I was raised on Mr. Wizard’s World. I loved that man. He taught me a lot about physics and chemistry. I wanted to be one of the kids on that show. They were sharp! They understood everything he taught and they asked amazingly insightful questions (I didn’t have a clue that a script existed). I especially wanted to be the girl with the British accent. She seemed the smartest - maybe it was the accent.
I remember watching the Iodine/Starch experiment (shown in the video clip above) on TV when I was in the third grade. That same experiment was part of the General Chemistry II Kinetics curriculum that I taught at Temple University. If my 18 year old students were half as enthusiastic about the experiment as 8 year old Darren in the video I would have been thrilled.
My students were raised on Bill Nye The Science Guy. He was no Mr. Wizard. He did not exude that confident omniscience that Mr. Wizard had going on. He did not have that patient tempo that told you, “This is science, take your time.” Bill Nye’s show had a schizophrenic intention to it that I found distracting. I couldn’t keep up with all the antics - the cut-aways, silly voices, hyper music. Although it wasn’t for me, I got the point. Make science exciting; keep kids engaged.
My children – oh, I am concerned for my children- are being raised on Dude, What Would Happen. The program forgoes science all together. Take Myth Busters, throw out the men with experience and education, replace them with Keanu Reeves as Ted in Bill and Ted’s Excellent Adventure, and you have Dude, What Would Happen. The message for today’s youth is, “It is cool to be stupid and blow stuff up.”
The evolution in children’s science programming over the past thirty years says something about our society. Current programming models current thinking. Understanding the basis for something? That is work and work gets in the way of entertainment.
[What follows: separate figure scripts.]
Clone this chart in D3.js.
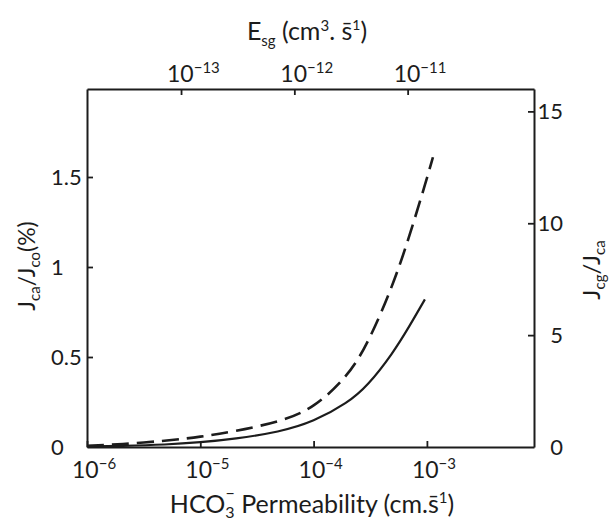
<!DOCTYPE html>
<html><head><meta charset="utf-8">
<script src="https://cdn.jsdelivr.net/npm/d3@7"></script>
<style>
body{margin:0;background:#fff}
text{font-family:Lato,"Open Sans",sans-serif;fill:#1c1c1c}
</style>
</head><body>
<svg id="c" width="611" height="520"></svg>
<script>
// ---- data ----
const solidPerm = [1e-6, 2e-6, 5e-6, 1e-5, 2e-5, 5e-5, 1e-4, 2e-4, 3e-4, 5e-4, 7e-4, 9.6e-4];
const solidJcaJco = [0.003, 0.006, 0.013, 0.026, 0.045, 0.083, 0.14, 0.245, 0.34, 0.52, 0.67, 0.82];
const dashedPerm = [1e-6, 2e-6, 5e-6, 1e-5, 2e-5, 5e-5, 1e-4, 2e-4, 3e-4, 5e-4, 7e-4, 1e-3, 1.13e-3];
const dashedJcgJca = [0.05, 0.12, 0.28, 0.45, 0.7, 1.12, 1.72, 3.15, 4.6, 7.2, 9.4, 12.0, 12.95];
const bottomTicks = [1e-6, 1e-5, 1e-4, 1e-3];
const bottomExp = ["−6", "−5", "−4", "−3"];
const topTicks = [1e-13, 1e-12, 1e-11];
const topExp = ["−13", "−12", "−11"];
const leftTicks = [0, 0.5, 1, 1.5];
const leftLabels = ["0", "0.5", "1", "1.5"];
const rightTicks = [0, 5, 10, 15];
const rightLabels = ["0", "5", "10", "15"];

// ---- layout ----
const svg = d3.select("#c");
const L = 87, R = 534, T = 89, B = 447;
const decade = 113.3;
const x = d3.scaleLog().domain([1e-6, 1e-6 * Math.pow(10, (R - L) / decade)]).range([L, R]);
const eShift = Math.pow(10, -7.83);
const xTop = d3.scaleLog().domain(x.domain().map(d => d * eShift)).range([L, R]);
const yL = d3.scaleLinear().domain([0, 2]).range([B, B - 360]);
const yR = d3.scaleLinear().domain([0, 16]).range([B, T]);

const ink = "#1c1c1c";
function styleAxis(g) {
  g.selectAll(".domain").attr("stroke", ink).attr("stroke-width", 2);
  g.selectAll(".tick line").attr("stroke", ink).attr("stroke-width", 1.8);
  g.selectAll(".tick text").remove();
}
svg.append("g").attr("transform", `translate(0,${B})`)
  .call(d3.axisBottom(x).tickValues(bottomTicks).tickSizeInner(-6).tickSizeOuter(0).tickFormat(""))
  .call(styleAxis);
svg.append("g").attr("transform", `translate(0,${T})`)
  .call(d3.axisTop(xTop).tickValues(topTicks).tickSizeInner(-6).tickSizeOuter(0).tickFormat(""))
  .call(styleAxis);
svg.append("g").attr("transform", `translate(${L},0)`)
  .call(d3.axisLeft(yL.copy().domain([0, (B - T) / 180]).range([B, T])).tickValues(leftTicks.slice(1)).tickSizeInner(-6).tickSizeOuter(0).tickFormat(""))
  .call(styleAxis);
svg.append("g").attr("transform", `translate(${R},0)`)
  .call(d3.axisRight(yR).tickValues(rightTicks.slice(1)).tickSizeInner(-6).tickSizeOuter(0).tickFormat(""))
  .call(styleAxis);

// bottom tick labels
const bl = svg.append("g").selectAll("text").data(bottomTicks).join("text")
  .attr("x", d => x(d) - 15).attr("y", 478).attr("font-size", 23);
bl.append("tspan").text("10");
bl.append("tspan").attr("font-size", 15).attr("dy", -9).text((d, i) => bottomExp[i]);

// top tick labels
const tl = svg.append("g").selectAll("text").data(topTicks).join("text")
  .attr("x", d => xTop(d) - 14).attr("y", 82).attr("font-size", 23);
tl.append("tspan").text("10");
tl.append("tspan").attr("font-size", 15).attr("dy", -9).text((d, i) => topExp[i]);

// left tick labels
svg.append("g").selectAll("text").data(leftTicks).join("text")
  .attr("x", 51).attr("y", d => yL(d) + 8).attr("font-size", 22)
  .text((d, i) => leftLabels[i]);

// right tick labels
svg.append("g").selectAll("text").data(rightTicks).join("text")
  .attr("x", 563).attr("y", d => yR(d) + 8).attr("font-size", 22).attr("text-anchor", "end")
  .text((d, i) => rightLabels[i]);

// curves
const solid = d3.line().x((d, i) => x(solidPerm[i])).y(d => yL(d)).curve(d3.curveBasis);
svg.append("path").attr("d", solid(solidJcaJco))
  .attr("fill", "none").attr("stroke", ink).attr("stroke-width", 2.2);
const dashed = d3.line().x((d, i) => x(dashedPerm[i])).y(d => yR(d)).curve(d3.curveBasis);
svg.append("path").attr("d", dashed(dashedJcgJca))
  .attr("fill", "none").attr("stroke", ink).attr("stroke-width", 2.6)
  .attr("stroke-dasharray", "17,8");

// titles
const bt = svg.append("text").attr("x", 312).attr("y", 513).attr("font-size", 25).attr("text-anchor", "middle");
bt.append("tspan").text("HCO");
bt.append("tspan").attr("font-size", 16).attr("dy", 5).text("3");
bt.append("tspan").attr("font-size", 16).attr("dx", -9).attr("dy", -19).text("−");
bt.append("tspan").attr("dy", 14).text("  Permeability  (cm.s\u0304");
bt.append("tspan").attr("font-size", 15).attr("dy", -10).text("1");
bt.append("tspan").attr("dy", 10).text(")");

const tt = svg.append("text").attr("x", 307).attr("y", 40).attr("font-size", 25).attr("text-anchor", "middle");
tt.append("tspan").text("E");
tt.append("tspan").attr("font-size", 15).attr("dy", 6).text("sg");
tt.append("tspan").attr("dy", -6).text(" (cm");
tt.append("tspan").attr("font-size", 15).attr("dy", -9).text("3");
tt.append("tspan").attr("dy", 9).text(". s\u0304");
tt.append("tspan").attr("font-size", 14).attr("dy", -10).text("1");
tt.append("tspan").attr("dy", 10).text(")");

const lt = svg.append("text").attr("transform", "translate(35,266) rotate(-90)").attr("font-size", 23).attr("text-anchor", "middle");
lt.append("tspan").text("J");
lt.append("tspan").attr("font-size", 15).attr("dy", 5).text("ca");
lt.append("tspan").attr("dy", -5).text("/J");
lt.append("tspan").attr("font-size", 15).attr("dy", 5).text("co");
lt.append("tspan").attr("dy", -5).text("(%)");

const rt = svg.append("text").attr("transform", "translate(600,270) rotate(-90)").attr("font-size", 24).attr("text-anchor", "middle");
rt.append("tspan").text("J");
rt.append("tspan").attr("font-size", 15).attr("dy", 5).text("cg");
rt.append("tspan").attr("dy", -5).text("/J");
rt.append("tspan").attr("font-size", 15).attr("dy", 5).text("ca");
</script>
</body></html>
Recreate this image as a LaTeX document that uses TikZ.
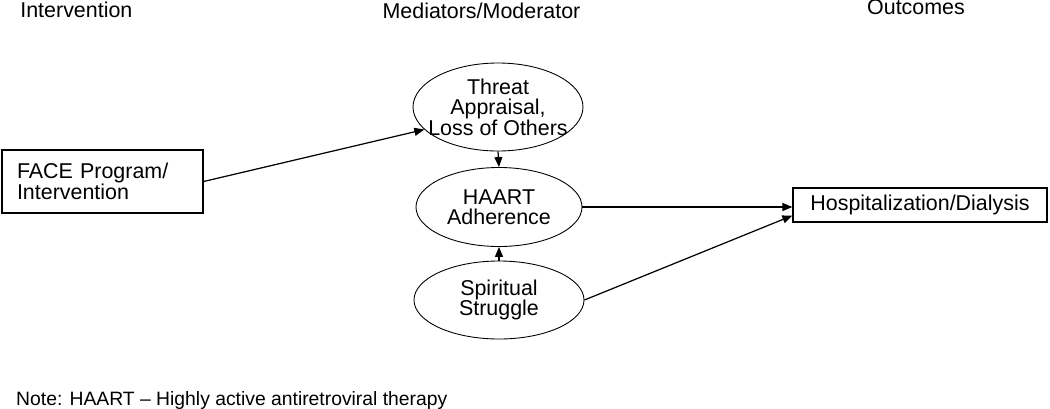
\documentclass[tikz,border=0pt]{standalone}
\usepackage{fontspec}
\setmainfont{Liberation Sans}
\usetikzlibrary{arrows.meta, positioning, calc, shapes.geometric}

\begin{document}
\begin{tikzpicture}[>={Triangle[length=2mm,width=1.6mm]},
    font=\fontsize{12.2}{11.6}\selectfont,
    medbox/.style={draw, ellipse, line width=0.5pt, inner sep=0pt, align=center},
    termbox/.style={draw, rectangle, line width=0.7pt, inner sep=0pt},
    path/.style={->, line width=0.7pt}]
        \useasboundingbox (0,0) rectangle (21,-8.16);

        % Column headings
        \node[anchor=west, inner sep=0pt] (hint) at (0.4,-0.2) {Intervention};
        \node (hmed) at (9.63,-0.22) {Mediators/Moderator};
        \node (hout) at (18.32,-0.14) {Outcomes};

        % Intervention
        \node[termbox, minimum width=4.02cm, minimum height=1.26cm, inner xsep=0.3cm, text width=3.42cm, align=left] (face) at (2.05,-3.63) {FACE Program/\\Intervention};

        % Mediators / moderator
        \node[medbox, minimum width=3.4cm, minimum height=1.76cm, inner xsep=-0.35cm, inner ysep=-0.15cm] (threat) at (9.96,-2.14) {Threat\\Appraisal,\\Loss of Others};
        \node[medbox, minimum width=3.32cm, minimum height=1.58cm] (haart) at (9.98,-4.14) {HAART\\Adherence};
        \node[medbox, minimum width=3.4cm, minimum height=1.56cm] (spirit) at (9.98,-6.0) {Spiritual\\Struggle};

        % Outcome
        \node[termbox, minimum width=5.08cm, minimum height=0.68cm] (hosp) at (18.4,-4.1) {Hospitalization/Dialysis};

        % Paths
        \draw[path] (face.east) -- (threat.197);
        \draw[path] (threat.south) -- (haart.north);
        \draw[path] (spirit.north) -- (haart.south);
        \draw[path] (haart.east) -- (haart.east -| hosp.west);
        \draw[path] (spirit.east) -- ($(hosp.south west)!0.2!(hosp.north west)$);

        % Note
        \node[anchor=west, font=\fontsize{11}{12}\selectfont] (note) at (0.2,-8.0) {Note: HAART -- Highly active antiretroviral therapy};
    \end{tikzpicture}
\end{document}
A few months back Christopher Drew wrote an article for the New York Times titled, Why Science Majors Change Their Minds (It’s Just So Darn Hard). It’s not just hard, it is time-consuming. It is methodical. Children are used to instantly retrieving answers from the devices in their back pockets. Why would they take the time to determine answers for themselves?
And that is what I loved most about Mr. Wizard’s World. He expected the kids on the show to think for themselves. It made me want to do the same.